**Work required**
Reproduce the listing exactly and skip over any pictures.
****************************************
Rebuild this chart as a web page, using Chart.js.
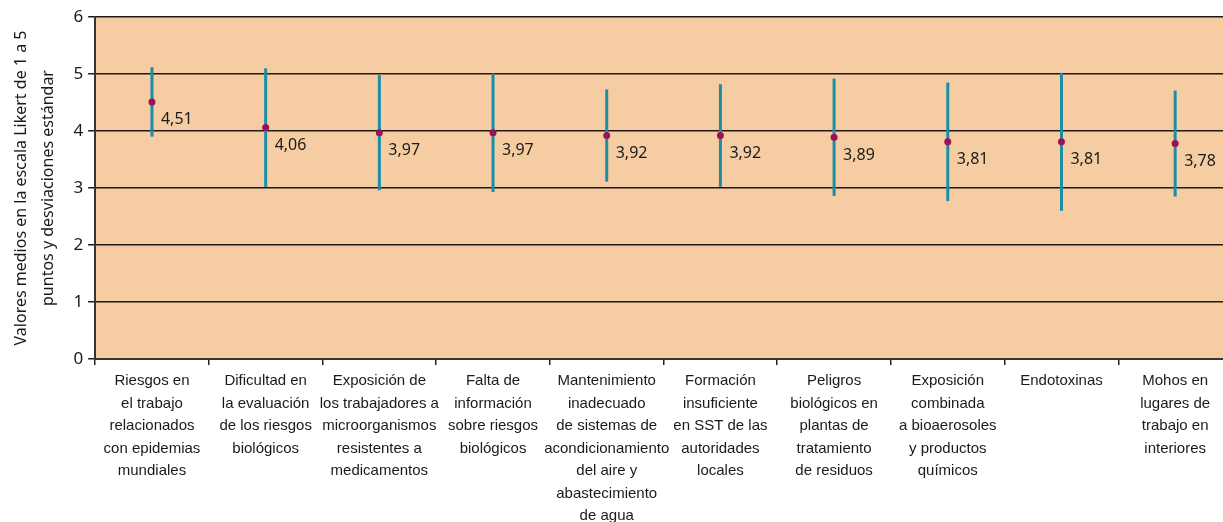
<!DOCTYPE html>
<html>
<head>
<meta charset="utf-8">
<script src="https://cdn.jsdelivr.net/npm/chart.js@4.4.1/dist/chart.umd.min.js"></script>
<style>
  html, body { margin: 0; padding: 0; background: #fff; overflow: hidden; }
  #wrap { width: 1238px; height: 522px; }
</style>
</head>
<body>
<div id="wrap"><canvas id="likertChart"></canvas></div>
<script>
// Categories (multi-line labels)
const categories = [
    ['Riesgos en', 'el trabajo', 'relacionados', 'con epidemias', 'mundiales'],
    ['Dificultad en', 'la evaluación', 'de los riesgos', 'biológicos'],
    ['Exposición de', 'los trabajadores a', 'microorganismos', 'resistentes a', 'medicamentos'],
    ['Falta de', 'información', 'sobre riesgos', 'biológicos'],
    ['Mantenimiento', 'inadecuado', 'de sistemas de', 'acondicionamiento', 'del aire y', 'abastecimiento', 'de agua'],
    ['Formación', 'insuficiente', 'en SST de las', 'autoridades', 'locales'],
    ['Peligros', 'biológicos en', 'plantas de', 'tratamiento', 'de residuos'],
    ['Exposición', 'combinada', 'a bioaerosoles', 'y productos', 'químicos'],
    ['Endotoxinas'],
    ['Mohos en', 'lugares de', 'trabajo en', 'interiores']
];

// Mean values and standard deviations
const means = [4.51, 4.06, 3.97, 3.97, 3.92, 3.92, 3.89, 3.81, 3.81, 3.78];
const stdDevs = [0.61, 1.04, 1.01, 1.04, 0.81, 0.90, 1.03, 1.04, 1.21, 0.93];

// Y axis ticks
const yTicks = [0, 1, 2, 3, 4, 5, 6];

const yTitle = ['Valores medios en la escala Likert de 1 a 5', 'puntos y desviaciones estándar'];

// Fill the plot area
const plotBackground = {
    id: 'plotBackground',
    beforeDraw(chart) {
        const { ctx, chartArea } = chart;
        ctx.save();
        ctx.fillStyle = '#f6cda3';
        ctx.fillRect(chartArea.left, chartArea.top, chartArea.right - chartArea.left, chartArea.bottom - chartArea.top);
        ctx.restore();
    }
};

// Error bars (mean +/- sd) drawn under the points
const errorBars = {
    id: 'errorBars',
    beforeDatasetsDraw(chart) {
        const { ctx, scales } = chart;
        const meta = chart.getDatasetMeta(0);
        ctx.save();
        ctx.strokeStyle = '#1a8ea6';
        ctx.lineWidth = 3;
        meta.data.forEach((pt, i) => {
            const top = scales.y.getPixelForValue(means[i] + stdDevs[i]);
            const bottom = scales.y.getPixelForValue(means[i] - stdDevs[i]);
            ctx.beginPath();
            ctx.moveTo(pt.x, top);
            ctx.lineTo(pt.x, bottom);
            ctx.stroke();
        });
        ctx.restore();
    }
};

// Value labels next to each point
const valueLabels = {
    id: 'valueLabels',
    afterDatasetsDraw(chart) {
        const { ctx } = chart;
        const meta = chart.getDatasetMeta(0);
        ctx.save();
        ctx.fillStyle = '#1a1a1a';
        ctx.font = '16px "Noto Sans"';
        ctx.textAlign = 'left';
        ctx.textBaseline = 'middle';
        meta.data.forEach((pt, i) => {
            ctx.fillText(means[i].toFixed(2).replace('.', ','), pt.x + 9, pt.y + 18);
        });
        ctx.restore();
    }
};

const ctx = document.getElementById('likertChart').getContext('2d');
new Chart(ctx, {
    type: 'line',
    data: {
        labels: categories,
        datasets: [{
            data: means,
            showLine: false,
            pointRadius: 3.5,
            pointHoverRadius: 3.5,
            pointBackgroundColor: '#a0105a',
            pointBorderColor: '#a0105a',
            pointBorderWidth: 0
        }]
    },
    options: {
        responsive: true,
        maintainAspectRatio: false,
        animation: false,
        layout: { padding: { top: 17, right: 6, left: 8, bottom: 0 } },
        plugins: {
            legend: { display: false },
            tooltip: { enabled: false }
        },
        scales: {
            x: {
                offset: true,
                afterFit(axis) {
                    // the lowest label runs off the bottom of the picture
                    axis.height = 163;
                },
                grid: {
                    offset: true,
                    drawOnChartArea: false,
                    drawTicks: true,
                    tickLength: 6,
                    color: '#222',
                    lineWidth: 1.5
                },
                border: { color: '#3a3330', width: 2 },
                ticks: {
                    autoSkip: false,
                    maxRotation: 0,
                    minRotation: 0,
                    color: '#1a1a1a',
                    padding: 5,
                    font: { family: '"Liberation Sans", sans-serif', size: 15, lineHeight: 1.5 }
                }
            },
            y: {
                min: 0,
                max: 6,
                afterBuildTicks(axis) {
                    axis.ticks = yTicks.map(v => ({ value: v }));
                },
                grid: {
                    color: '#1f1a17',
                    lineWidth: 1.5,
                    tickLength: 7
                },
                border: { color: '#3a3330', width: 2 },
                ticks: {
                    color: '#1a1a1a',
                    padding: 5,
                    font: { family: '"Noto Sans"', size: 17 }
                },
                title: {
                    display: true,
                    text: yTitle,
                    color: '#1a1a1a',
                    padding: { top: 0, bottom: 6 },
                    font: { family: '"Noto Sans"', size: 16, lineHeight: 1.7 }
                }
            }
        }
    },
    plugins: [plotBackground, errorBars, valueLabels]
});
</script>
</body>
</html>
****************************************
**Reply to the exercise**
Rebuild this chart as a web page, using Chart.js.
<!DOCTYPE html>
<html>
<head>
<meta charset="utf-8">
<script src="https://cdn.jsdelivr.net/npm/chart.js@4.4.1/dist/chart.umd.min.js"></script>
<style>
  html, body { margin: 0; padding: 0; background: #fff; overflow: hidden; }
  #wrap { width: 1238px; height: 522px; }
</style>
</head>
<body>
<div id="wrap"><canvas id="likertChart"></canvas></div>
<script>
// Categories (multi-line labels)
const categories = [
    ['Riesgos en', 'el trabajo', 'relacionados', 'con epidemias', 'mundiales'],
    ['Dificultad en', 'la evaluación', 'de los riesgos', 'biológicos'],
    ['Exposición de', 'los trabajadores a', 'microorganismos', 'resistentes a', 'medicamentos'],
    ['Falta de', 'información', 'sobre riesgos', 'biológicos'],
    ['Mantenimiento', 'inadecuado', 'de sistemas de', 'acondicionamiento', 'del aire y', 'abastecimiento', 'de agua'],
    ['Formación', 'insuficiente', 'en SST de las', 'autoridades', 'locales'],
    ['Peligros', 'biológicos en', 'plantas de', 'tratamiento', 'de residuos'],
    ['Exposición', 'combinada', 'a bioaerosoles', 'y productos', 'químicos'],
    ['Endotoxinas'],
    ['Mohos en', 'lugares de', 'trabajo en', 'interiores']
];

// Mean values and standard deviations
const means = [4.51, 4.06, 3.97, 3.97, 3.92, 3.92, 3.89, 3.81, 3.81, 3.78];
const stdDevs = [0.61, 1.04, 1.01, 1.04, 0.81, 0.90, 1.03, 1.04, 1.21, 0.93];

// Y axis ticks
const yTicks = [0, 1, 2, 3, 4, 5, 6];

const yTitle = ['Valores medios en la escala Likert de 1 a 5', 'puntos y desviaciones estándar'];

// Fill the plot area
const plotBackground = {
    id: 'plotBackground',
    beforeDraw(chart) {
        const { ctx, chartArea } = chart;
        ctx.save();
        ctx.fillStyle = '#f6cda3';
        ctx.fillRect(chartArea.left, chartArea.top, chartArea.right - chartArea.left, chartArea.bottom - chartArea.top);
        ctx.restore();
    }
};

// Error bars (mean +/- sd) drawn under the points
const errorBars = {
    id: 'errorBars',
    beforeDatasetsDraw(chart) {
        const { ctx, scales } = chart;
        const meta = chart.getDatasetMeta(0);
        ctx.save();
        ctx.strokeStyle = '#1a8ea6';
        ctx.lineWidth = 3;
        meta.data.forEach((pt, i) => {
            const top = scales.y.getPixelForValue(means[i] + stdDevs[i]);
            const bottom = scales.y.getPixelForValue(means[i] - stdDevs[i]);
            ctx.beginPath();
            ctx.moveTo(pt.x, top);
            ctx.lineTo(pt.x, bottom);
            ctx.stroke();
        });
        ctx.restore();
    }
};

// Value labels next to each point
const valueLabels = {
    id: 'valueLabels',
    afterDatasetsDraw(chart) {
        const { ctx } = chart;
        const meta = chart.getDatasetMeta(0);
        ctx.save();
        ctx.fillStyle = '#1a1a1a';
        ctx.font = '16px "Noto Sans"';
        ctx.textAlign = 'left';
        ctx.textBaseline = 'middle';
        meta.data.forEach((pt, i) => {
            ctx.fillText(means[i].toFixed(2).replace('.', ','), pt.x + 9, pt.y + 18);
        });
        ctx.restore();
    }
};

const ctx = document.getElementById('likertChart').getContext('2d');
new Chart(ctx, {
    type: 'line',
    data: {
        labels: categories,
        datasets: [{
            data: means,
            showLine: false,
            pointRadius: 3.5,
            pointHoverRadius: 3.5,
            pointBackgroundColor: '#a0105a',
            pointBorderColor: '#a0105a',
            pointBorderWidth: 0
        }]
    },
    options: {
        responsive: true,
        maintainAspectRatio: false,
        animation: false,
        layout: { padding: { top: 17, right: 6, left: 8, bottom: 0 } },
        plugins: {
            legend: { display: false },
            tooltip: { enabled: false }
        },
        scales: {
            x: {
                offset: true,
                afterFit(axis) {
                    // the lowest label runs off the bottom of the picture
                    axis.height = 163;
                },
                grid: {
                    offset: true,
                    drawOnChartArea: false,
                    drawTicks: true,
                    tickLength: 6,
                    color: '#222',
                    lineWidth: 1.5
                },
                border: { color: '#3a3330', width: 2 },
                ticks: {
                    autoSkip: false,
                    maxRotation: 0,
                    minRotation: 0,
                    color: '#1a1a1a',
                    padding: 5,
                    font: { family: '"Liberation Sans", sans-serif', size: 15, lineHeight: 1.5 }
                }
            },
            y: {
                min: 0,
                max: 6,
                afterBuildTicks(axis) {
                    axis.ticks = yTicks.map(v => ({ value: v }));
                },
                grid: {
                    color: '#1f1a17',
                    lineWidth: 1.5,
                    tickLength: 7
                },
                border: { color: '#3a3330', width: 2 },
                ticks: {
                    color: '#1a1a1a',
                    padding: 5,
                    font: { family: '"Noto Sans"', size: 17 }
                },
                title: {
                    display: true,
                    text: yTitle,
                    color: '#1a1a1a',
                    padding: { top: 0, bottom: 6 },
                    font: { family: '"Noto Sans"', size: 16, lineHeight: 1.7 }
                }
            }
        }
    },
    plugins: [plotBackground, errorBars, valueLabels]
});
</script>
</body>
</html>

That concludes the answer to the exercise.